As Dr. Howard put it, “A job is a dying concept.”

He went on to elaborate – In prior generations, security was what defined employment; today, it is precariousness. Work is increasingly contingent and less secure. There is no promise of continuous employment – or, in a great many work situations, of even being considered an “employee.”

According to Dr. Howard, this employment trend has a significant impact on occupational health and safety. Within the current legal structures governing worker protection, non-employee workers are often unrecognized and unprotected. Both workplace safety regulations and injury compensation schemes are based on one’s status as an employee. Yet, the risk of injury or death in the workplace is not related to a legalistic definition of employment – whether you are an “employee” rather than simply an individual laboring in the workplace.
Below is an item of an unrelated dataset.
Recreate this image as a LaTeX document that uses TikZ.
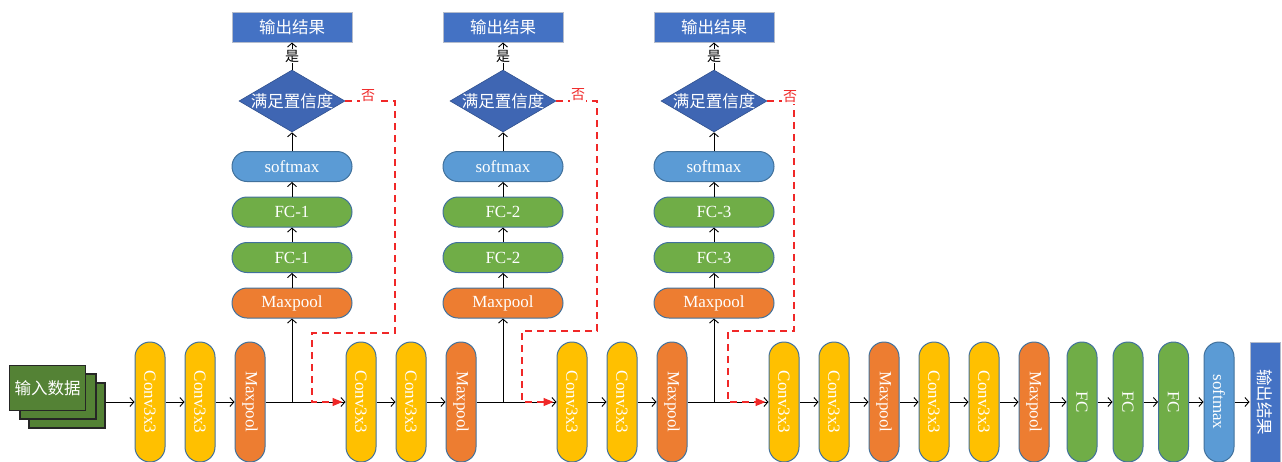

Later in the week, Mike Wallace, from the Global Reporting Initiative (GRI), gave a presentation on the evolution of sustainability reporting and the need for new metrics for evaluating organizational performance related to occupational health and safety. 

He started his presentation with the following statistic – annually 2.3 million workers die across the world. It is clear that workplaces are not safe and worker protection is often missing.

He sent on to note that, in the past, safety professionals have “stayed on the sidelines” in defining OH&S metrics for measuring organizational performance – unlike their environmental counterparts. Creating comparable metrics is often viewed as “too complex” and “too time consuming.” 

Is creating OH&S metrics really more difficult than creating metrics to address global climate change?

GRI is currently soliciting public comment on new OH&S metrics for inclusion in the GRI reporting scheme. Unfortunately, to date, the metrics being used, as well as those being proposed, fail to take into account the employment trends highlighted in Dr. Howard’s presentation. In particular, they continue to link OH&S performance metrics to “employee” protection NOT “worker” protection.

In my view, what is needed is new metrics. Metrics that are specifically developed to promote worker protection - not the perpetuation of metrics based on definitions of employment that has little relevance to today’s economic realities.